Published November 16, 2023
By Timothy Chipp
Whatever you do, avoid heavy drinking of alcohol.
Such was the message of Susan Gapstur, PhD, MPH, the eighth Richard V. Lee, MD, Lecturer, coordinated by UB's Office of Global Health Initiatives.
After all, she said, harmful alcohol consumption is directly linked to several cancers.
That’s right. Alcohol causes cancer. And Gapstur, former senior vice president at the American Cancer Society, knows this because she practically (re)wrote the book on the matter. While serving on a panel for the World Health Organization’s International Agency for Research on Cancer in 2007, she and colleagues studied the link between the popular intoxicant and various cancers.
A link was already established between alcohol and cancers of the mouth/oral cavity, larynx/pharynx, the esophagus and liver, noted by the same agency in a 1988 report. Gapstur’s group both confirmed those results and added two more.
“They began to get a feeling about breast and colon rectum cancer (in 1988), they just weren’t willing to make a conclusion at that point because there was just not enough evidence,” Gapstur said. “By 2010, the evidence was considered sufficient.”
How does alcohol consumption cause cancer? While the ethanol itself is linked to many of these forms of cancer, Gapstur said it’s primarily driven by alcohol being converted to acetaldehyde.
That’s poisonous to the body, she said, and in some cases prevents some people from even being able to take a single drink. In some East Asian populations, for instance, a polymorphism of the DLH2 enzyme causes immediate sickness due to difficulty metabolizing acetaldehyde, calling it “their built-in alcohol prevention tool.”
How at-risk are those who drink? Gapstur said any alcohol consumption at all poses risk for developing some of the cancers studied in 1988. Beyond that, consuming more than two servings per day increases the risk of colorectal cancer, while consuming more than three servings per day may increase the risk of stomach and liver cancers.
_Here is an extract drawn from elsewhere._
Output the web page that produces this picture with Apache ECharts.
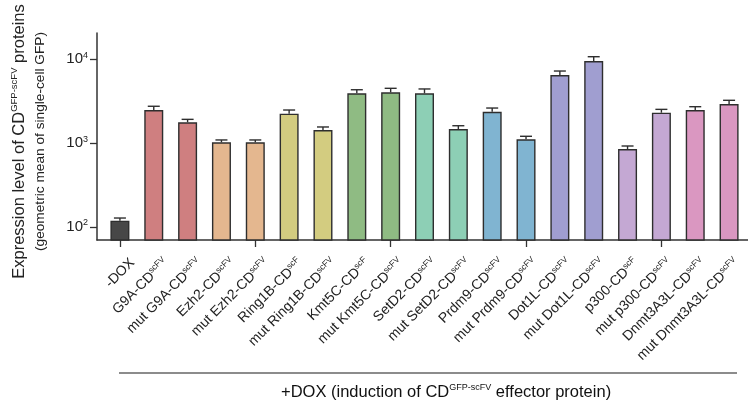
<!DOCTYPE html>
<html>
<head>
<meta charset="utf-8">
<script src="https://cdn.jsdelivr.net/npm/echarts@6/dist/echarts.min.js"></script>
<style>html,body{margin:0;padding:0;background:#fff}#c{width:748px;height:402px}</style>
</head>
<body>
<div id="c"></div>
<script>
const categories = ['-DOX','G9A-CD','mut G9A-CD','Ezh2-CD','mut Ezh2-CD','Ring1B-CD','mut Ring1B-CD','Kmt5C-CD','mut Kmt5C-CD','SetD2-CD','mut SetD2-CD','Prdm9-CD','mut Prdm9-CD','Dot1L-CD','mut Dot1L-CD','p300-CD','mut p300-CD','Dnmt3A3L-CD','mut Dnmt3A3L-CD'];
const superscripts = ['','scFV','scFV','scFV','scFV','scF','scFV','scF','scFV','scFV','scFV','scFV','scFV','scFV','scFV','scF','scFV','scFV','scFV'];
const means = [119, 2485, 1774, 1023, 1023, 2245, 1435, 3930, 4036, 3930, 1475, 2371, 1112, 6500, 9550, 851, 2307, 2485, 2930];
const errTops = [128, 2755, 1923, 1092, 1092, 2485, 1560, 4337, 4510, 4430, 1614, 2624, 1208, 7250, 10740, 925, 2530, 2722, 3245];
const colors = ['#474747','#cf7f80','#cf7f80','#e4b78f','#e4b78f','#d3cc80','#d3cc80','#8fbb83','#8fbb83','#8dcfb5','#8dcfb5','#80b4d1','#80b4d1','#a09ed0','#a09ed0','#c4a8d3','#c4a8d3','#da97c1','#da97c1'];
const yTickMin = 100, yTickMax = 10000;
const yMin = 70, yMax = 20600;

// pixel geometry of the plot area
const plotTop = 33, plotBottom = 240, H = 402;
const pxPerDecade = (plotBottom - plotTop) / (Math.log10(yMax) - Math.log10(yMin));
const tickTop = plotBottom - (Math.log10(yTickMax) - Math.log10(yMin)) * pxPerDecade;
const tickBottom = plotBottom - (Math.log10(yTickMin) - Math.log10(yMin)) * pxPerDecade;

const chart = echarts.init(document.getElementById('c'));
const font = 'Arial, "Liberation Sans", sans-serif';
chart.setOption({
  animation: false,
  backgroundColor: '#fff',
  grid: [
    {left: 103, right: 2, top: plotTop, bottom: H - plotBottom},
    {left: 97, right: 0, top: plotTop, bottom: H - plotBottom},
    {left: 110, right: -5, top: plotTop, bottom: H - plotBottom},
    {left: 97, right: 0, top: tickTop, bottom: H - tickBottom}
  ],
  xAxis: [
    {
      type: 'category', gridIndex: 0, data: categories,
      axisLine: {show: false},
      axisTick: {show: true, alignWithLabel: true, length: 7, lineStyle: {color: '#333', width: 1.3}},
      axisLabel: {show: false}
    },
    {
      type: 'value', gridIndex: 1, min: 0, max: 1,
      axisLine: {show: true, lineStyle: {color: '#333', width: 1.5}},
      axisTick: {show: false}, axisLabel: {show: false}, splitLine: {show: false}
    },
    {
      type: 'category', gridIndex: 2, data: categories,
      axisLine: {show: false}, axisTick: {show: false},
      axisLabel: {
        rotate: 45, interval: 0, margin: 15, verticalAlign: 'top', color: '#222', fontFamily: font,
        formatter: function (v, i) { return superscripts[i] ? '{n|' + v + '}{s|' + superscripts[i] + '}' : '{n|' + v + '}'; },
        rich: {
          n: {fontSize: 14, fontFamily: font, color: '#222', lineHeight: 16},
          s: {fontSize: 8.5, fontFamily: font, color: '#222', verticalAlign: 'top', lineHeight: 16}
        }
      }
    },
    {type: 'value', gridIndex: 3, min: 0, max: 1, show: false}
  ],
  yAxis: [
    {type: 'log', gridIndex: 0, min: yMin, max: yMax, show: false, splitLine: {show: false}},
    {
      type: 'log', gridIndex: 1, min: yMin, max: yMax,
      axisLine: {show: true, lineStyle: {color: '#333', width: 1.5}},
      axisTick: {show: false}, axisLabel: {show: false}, splitLine: {show: false},
      name: '{a|Expression level of CD}{as|GFP-scFV}{a| proteins}\n{b|(geometric mean of single-cell GFP)}',
      nameLocation: 'middle', nameGap: 47, nameRotate: 90,
      nameTextStyle: {
        align: 'center', padding: [0, 10, 0, 0],
        rich: {
          a: {fontSize: 16.5, fontFamily: font, color: '#222', lineHeight: 21},
          as: {fontSize: 9.5, fontFamily: font, color: '#222', verticalAlign: 'top', lineHeight: 21},
          b: {fontSize: 13.7, fontFamily: font, color: '#222', lineHeight: 20, align: 'center'}
        }
      }
    },
    {type: 'log', gridIndex: 2, min: yMin, max: yMax, show: false, splitLine: {show: false}},
    {
      type: 'log', gridIndex: 3, min: yTickMin, max: yTickMax,
      axisLine: {show: false},
      axisTick: {show: true, length: 7, lineStyle: {color: '#333', width: 1.3}},
      axisLabel: {
        margin: 9,
        formatter: function (v) { return '{n|10}{s|' + Math.round(Math.log10(v)) + '}'; },
        rich: {
          n: {fontSize: 15, fontFamily: font, color: '#222', lineHeight: 17},
          s: {fontSize: 9, fontFamily: font, color: '#222', verticalAlign: 'top', lineHeight: 17}
        }
      },
      splitLine: {show: false}
    }
  ],
  series: [
    {
      type: 'bar', xAxisIndex: 0, yAxisIndex: 0, barWidth: 19,
      data: means.map((v, i) => ({value: v, itemStyle: {color: colors[i]}})),
      itemStyle: {borderColor: '#2e2e2e', borderWidth: 1.4}
    },
    {
      type: 'custom', xAxisIndex: 0, yAxisIndex: 0,
      data: means.map((v, i) => [i, v, errTops[i]]),
      renderItem: function (params, api) {
        const top = api.coord([api.value(0), api.value(1)]);
        const err = api.coord([api.value(0), api.value(2)]);
        return {
          type: 'group',
          children: [
            {type: 'line', shape: {x1: top[0], y1: top[1], x2: err[0], y2: err[1]}, style: {stroke: '#2e2e2e', lineWidth: 1.4}},
            {type: 'line', shape: {x1: err[0] - 6, y1: err[1], x2: err[0] + 6, y2: err[1]}, style: {stroke: '#2e2e2e', lineWidth: 1.4}}
          ]
        };
      }
    }
  ],
  graphic: [
    {type: 'line', shape: {x1: 119, y1: 373, x2: 737, y2: 373}, style: {stroke: '#666', lineWidth: 1.5}},
    {
      type: 'text', left: 281, top: 383,
      style: {
        text: '{t|+DOX (induction of CD}{s|GFP-scFV}{t| effector protein)}',
        rich: {
          t: {fontSize: 16.5, fontFamily: font, fill: '#111', lineHeight: 19},
          s: {fontSize: 9, fontFamily: font, fill: '#111', verticalAlign: 'top', lineHeight: 19}
        }
      }
    }
  ]
});
</script>
</body>
</html>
What’s most challenging for public health professionals is the lack of awareness around this associated risk, Gapstur said. A 2002 survey, for instance, found that despite knowing and reporting alcohol’s cancer-causing effects 15 years earlier, less than half of the American population understood the situation.
None of this is to say alcohol should be avoided if you wish to consume, Gapstur said. After all, she partook in a glass of wine the night before her address.
It’s the heavy, daily consumption of alcohol that is the most damaging, she added.
The School of Public Health and Health Professions established an annual lectureship focused on aspects of global health to honor Richard V. Lee, MD, former faculty member at the University at Buffalo.
OGHI promotes and coordinates global health opportunities in the School of Public Health and Health Professions.